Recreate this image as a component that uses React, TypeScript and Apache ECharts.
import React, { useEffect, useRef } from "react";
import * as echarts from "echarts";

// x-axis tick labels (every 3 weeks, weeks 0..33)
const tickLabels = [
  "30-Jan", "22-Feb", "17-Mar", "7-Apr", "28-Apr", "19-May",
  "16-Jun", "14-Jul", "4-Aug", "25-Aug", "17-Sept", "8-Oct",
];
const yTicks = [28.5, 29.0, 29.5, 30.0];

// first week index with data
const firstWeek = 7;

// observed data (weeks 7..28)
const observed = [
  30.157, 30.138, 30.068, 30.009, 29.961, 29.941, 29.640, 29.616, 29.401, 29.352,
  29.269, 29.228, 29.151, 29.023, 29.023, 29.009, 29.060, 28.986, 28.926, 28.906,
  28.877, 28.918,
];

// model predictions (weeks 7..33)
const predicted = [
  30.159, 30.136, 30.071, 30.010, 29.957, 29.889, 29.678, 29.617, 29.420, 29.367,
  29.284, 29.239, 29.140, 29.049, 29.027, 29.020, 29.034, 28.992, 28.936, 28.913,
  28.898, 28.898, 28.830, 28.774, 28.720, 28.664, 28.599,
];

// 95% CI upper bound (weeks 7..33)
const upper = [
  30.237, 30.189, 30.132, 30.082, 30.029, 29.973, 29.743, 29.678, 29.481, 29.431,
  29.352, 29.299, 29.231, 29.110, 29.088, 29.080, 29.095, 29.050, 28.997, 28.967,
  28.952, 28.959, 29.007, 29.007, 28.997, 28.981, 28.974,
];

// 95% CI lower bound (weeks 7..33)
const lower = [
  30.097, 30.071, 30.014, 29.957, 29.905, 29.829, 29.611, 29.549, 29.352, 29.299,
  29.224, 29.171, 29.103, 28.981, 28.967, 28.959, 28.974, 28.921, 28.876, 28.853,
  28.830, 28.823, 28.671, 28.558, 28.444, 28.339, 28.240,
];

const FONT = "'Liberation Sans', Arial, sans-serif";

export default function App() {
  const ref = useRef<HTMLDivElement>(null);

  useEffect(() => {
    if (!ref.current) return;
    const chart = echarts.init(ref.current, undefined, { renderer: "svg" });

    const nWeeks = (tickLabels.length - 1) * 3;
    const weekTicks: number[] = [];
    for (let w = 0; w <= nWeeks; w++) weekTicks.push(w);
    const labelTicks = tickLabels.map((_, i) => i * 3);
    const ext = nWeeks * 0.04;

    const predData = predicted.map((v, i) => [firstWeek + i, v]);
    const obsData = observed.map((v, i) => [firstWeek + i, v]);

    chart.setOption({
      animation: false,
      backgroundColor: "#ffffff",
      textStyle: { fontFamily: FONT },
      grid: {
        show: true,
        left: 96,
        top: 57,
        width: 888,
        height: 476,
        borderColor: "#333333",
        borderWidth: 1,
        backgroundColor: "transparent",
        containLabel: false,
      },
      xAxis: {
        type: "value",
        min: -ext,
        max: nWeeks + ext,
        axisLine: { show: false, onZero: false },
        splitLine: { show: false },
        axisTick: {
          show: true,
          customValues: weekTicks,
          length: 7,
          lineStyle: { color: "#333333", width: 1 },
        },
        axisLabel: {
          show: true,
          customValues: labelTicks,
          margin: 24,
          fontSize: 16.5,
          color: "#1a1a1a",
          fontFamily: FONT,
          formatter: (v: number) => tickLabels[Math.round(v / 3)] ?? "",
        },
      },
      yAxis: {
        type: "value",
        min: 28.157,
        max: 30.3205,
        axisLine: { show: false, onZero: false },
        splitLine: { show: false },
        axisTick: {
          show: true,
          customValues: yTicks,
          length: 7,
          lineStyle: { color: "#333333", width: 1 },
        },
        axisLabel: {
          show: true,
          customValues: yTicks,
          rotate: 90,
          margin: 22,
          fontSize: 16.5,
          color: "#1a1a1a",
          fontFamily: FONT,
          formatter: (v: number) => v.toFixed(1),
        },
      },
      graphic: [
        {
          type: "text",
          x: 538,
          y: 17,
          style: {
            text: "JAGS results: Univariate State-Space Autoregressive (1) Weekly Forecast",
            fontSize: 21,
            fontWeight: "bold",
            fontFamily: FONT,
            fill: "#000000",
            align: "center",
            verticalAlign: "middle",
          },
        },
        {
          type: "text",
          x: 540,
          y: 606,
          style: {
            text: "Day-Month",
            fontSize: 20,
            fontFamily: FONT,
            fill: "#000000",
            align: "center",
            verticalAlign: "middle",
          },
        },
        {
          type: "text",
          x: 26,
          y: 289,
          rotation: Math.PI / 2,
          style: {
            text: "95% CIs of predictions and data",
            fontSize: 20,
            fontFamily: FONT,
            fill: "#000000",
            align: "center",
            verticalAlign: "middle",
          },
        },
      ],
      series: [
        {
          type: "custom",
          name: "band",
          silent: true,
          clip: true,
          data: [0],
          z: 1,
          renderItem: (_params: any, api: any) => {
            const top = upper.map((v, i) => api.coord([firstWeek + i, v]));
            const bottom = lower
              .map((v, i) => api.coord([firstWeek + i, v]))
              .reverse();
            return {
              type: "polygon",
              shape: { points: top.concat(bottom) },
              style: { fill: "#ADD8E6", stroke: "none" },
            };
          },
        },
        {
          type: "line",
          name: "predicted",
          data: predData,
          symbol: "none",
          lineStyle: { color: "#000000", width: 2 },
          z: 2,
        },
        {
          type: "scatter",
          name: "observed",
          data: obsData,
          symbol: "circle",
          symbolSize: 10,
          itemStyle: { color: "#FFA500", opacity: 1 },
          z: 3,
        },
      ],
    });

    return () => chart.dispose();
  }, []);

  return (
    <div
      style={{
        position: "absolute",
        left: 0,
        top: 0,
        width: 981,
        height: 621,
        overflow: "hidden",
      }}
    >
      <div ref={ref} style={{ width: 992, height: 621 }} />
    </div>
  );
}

_____

**Work to do:** Exactly reproduce every line of the data above.

**Output below:**
Recreate this image as a component that uses React, TypeScript and Apache ECharts.
import React, { useEffect, useRef } from "react";
import * as echarts from "echarts";

// x-axis tick labels (every 3 weeks, weeks 0..33)
const tickLabels = [
  "30-Jan", "22-Feb", "17-Mar", "7-Apr", "28-Apr", "19-May",
  "16-Jun", "14-Jul", "4-Aug", "25-Aug", "17-Sept", "8-Oct",
];
const yTicks = [28.5, 29.0, 29.5, 30.0];

// first week index with data
const firstWeek = 7;

// observed data (weeks 7..28)
const observed = [
  30.157, 30.138, 30.068, 30.009, 29.961, 29.941, 29.640, 29.616, 29.401, 29.352,
  29.269, 29.228, 29.151, 29.023, 29.023, 29.009, 29.060, 28.986, 28.926, 28.906,
  28.877, 28.918,
];

// model predictions (weeks 7..33)
const predicted = [
  30.159, 30.136, 30.071, 30.010, 29.957, 29.889, 29.678, 29.617, 29.420, 29.367,
  29.284, 29.239, 29.140, 29.049, 29.027, 29.020, 29.034, 28.992, 28.936, 28.913,
  28.898, 28.898, 28.830, 28.774, 28.720, 28.664, 28.599,
];

// 95% CI upper bound (weeks 7..33)
const upper = [
  30.237, 30.189, 30.132, 30.082, 30.029, 29.973, 29.743, 29.678, 29.481, 29.431,
  29.352, 29.299, 29.231, 29.110, 29.088, 29.080, 29.095, 29.050, 28.997, 28.967,
  28.952, 28.959, 29.007, 29.007, 28.997, 28.981, 28.974,
];

// 95% CI lower bound (weeks 7..33)
const lower = [
  30.097, 30.071, 30.014, 29.957, 29.905, 29.829, 29.611, 29.549, 29.352, 29.299,
  29.224, 29.171, 29.103, 28.981, 28.967, 28.959, 28.974, 28.921, 28.876, 28.853,
  28.830, 28.823, 28.671, 28.558, 28.444, 28.339, 28.240,
];

const FONT = "'Liberation Sans', Arial, sans-serif";

export default function App() {
  const ref = useRef<HTMLDivElement>(null);

  useEffect(() => {
    if (!ref.current) return;
    const chart = echarts.init(ref.current, undefined, { renderer: "svg" });

    const nWeeks = (tickLabels.length - 1) * 3;
    const weekTicks: number[] = [];
    for (let w = 0; w <= nWeeks; w++) weekTicks.push(w);
    const labelTicks = tickLabels.map((_, i) => i * 3);
    const ext = nWeeks * 0.04;

    const predData = predicted.map((v, i) => [firstWeek + i, v]);
    const obsData = observed.map((v, i) => [firstWeek + i, v]);

    chart.setOption({
      animation: false,
      backgroundColor: "#ffffff",
      textStyle: { fontFamily: FONT },
      grid: {
        show: true,
        left: 96,
        top: 57,
        width: 888,
        height: 476,
        borderColor: "#333333",
        borderWidth: 1,
        backgroundColor: "transparent",
        containLabel: false,
      },
      xAxis: {
        type: "value",
        min: -ext,
        max: nWeeks + ext,
        axisLine: { show: false, onZero: false },
        splitLine: { show: false },
        axisTick: {
          show: true,
          customValues: weekTicks,
          length: 7,
          lineStyle: { color: "#333333", width: 1 },
        },
        axisLabel: {
          show: true,
          customValues: labelTicks,
          margin: 24,
          fontSize: 16.5,
          color: "#1a1a1a",
          fontFamily: FONT,
          formatter: (v: number) => tickLabels[Math.round(v / 3)] ?? "",
        },
      },
      yAxis: {
        type: "value",
        min: 28.157,
        max: 30.3205,
        axisLine: { show: false, onZero: false },
        splitLine: { show: false },
        axisTick: {
          show: true,
          customValues: yTicks,
          length: 7,
          lineStyle: { color: "#333333", width: 1 },
        },
        axisLabel: {
          show: true,
          customValues: yTicks,
          rotate: 90,
          margin: 22,
          fontSize: 16.5,
          color: "#1a1a1a",
          fontFamily: FONT,
          formatter: (v: number) => v.toFixed(1),
        },
      },
      graphic: [
        {
          type: "text",
          x: 538,
          y: 17,
          style: {
            text: "JAGS results: Univariate State-Space Autoregressive (1) Weekly Forecast",
            fontSize: 21,
            fontWeight: "bold",
            fontFamily: FONT,
            fill: "#000000",
            align: "center",
            verticalAlign: "middle",
          },
        },
        {
          type: "text",
          x: 540,
          y: 606,
          style: {
            text: "Day-Month",
            fontSize: 20,
            fontFamily: FONT,
            fill: "#000000",
            align: "center",
            verticalAlign: "middle",
          },
        },
        {
          type: "text",
          x: 26,
          y: 289,
          rotation: Math.PI / 2,
          style: {
            text: "95% CIs of predictions and data",
            fontSize: 20,
            fontFamily: FONT,
            fill: "#000000",
            align: "center",
            verticalAlign: "middle",
          },
        },
      ],
      series: [
        {
          type: "custom",
          name: "band",
          silent: true,
          clip: true,
          data: [0],
          z: 1,
          renderItem: (_params: any, api: any) => {
            const top = upper.map((v, i) => api.coord([firstWeek + i, v]));
            const bottom = lower
              .map((v, i) => api.coord([firstWeek + i, v]))
              .reverse();
            return {
              type: "polygon",
              shape: { points: top.concat(bottom) },
              style: { fill: "#ADD8E6", stroke: "none" },
            };
          },
        },
        {
          type: "line",
          name: "predicted",
          data: predData,
          symbol: "none",
          lineStyle: { color: "#000000", width: 2 },
          z: 2,
        },
        {
          type: "scatter",
          name: "observed",
          data: obsData,
          symbol: "circle",
          symbolSize: 10,
          itemStyle: { color: "#FFA500", opacity: 1 },
          z: 3,
        },
      ],
    });

    return () => chart.dispose();
  }, []);

  return (
    <div
      style={{
        position: "absolute",
        left: 0,
        top: 0,
        width: 981,
        height: 621,
        overflow: "hidden",
      }}
    >
      <div ref={ref} style={{ width: 992, height: 621 }} />
    </div>
  );
}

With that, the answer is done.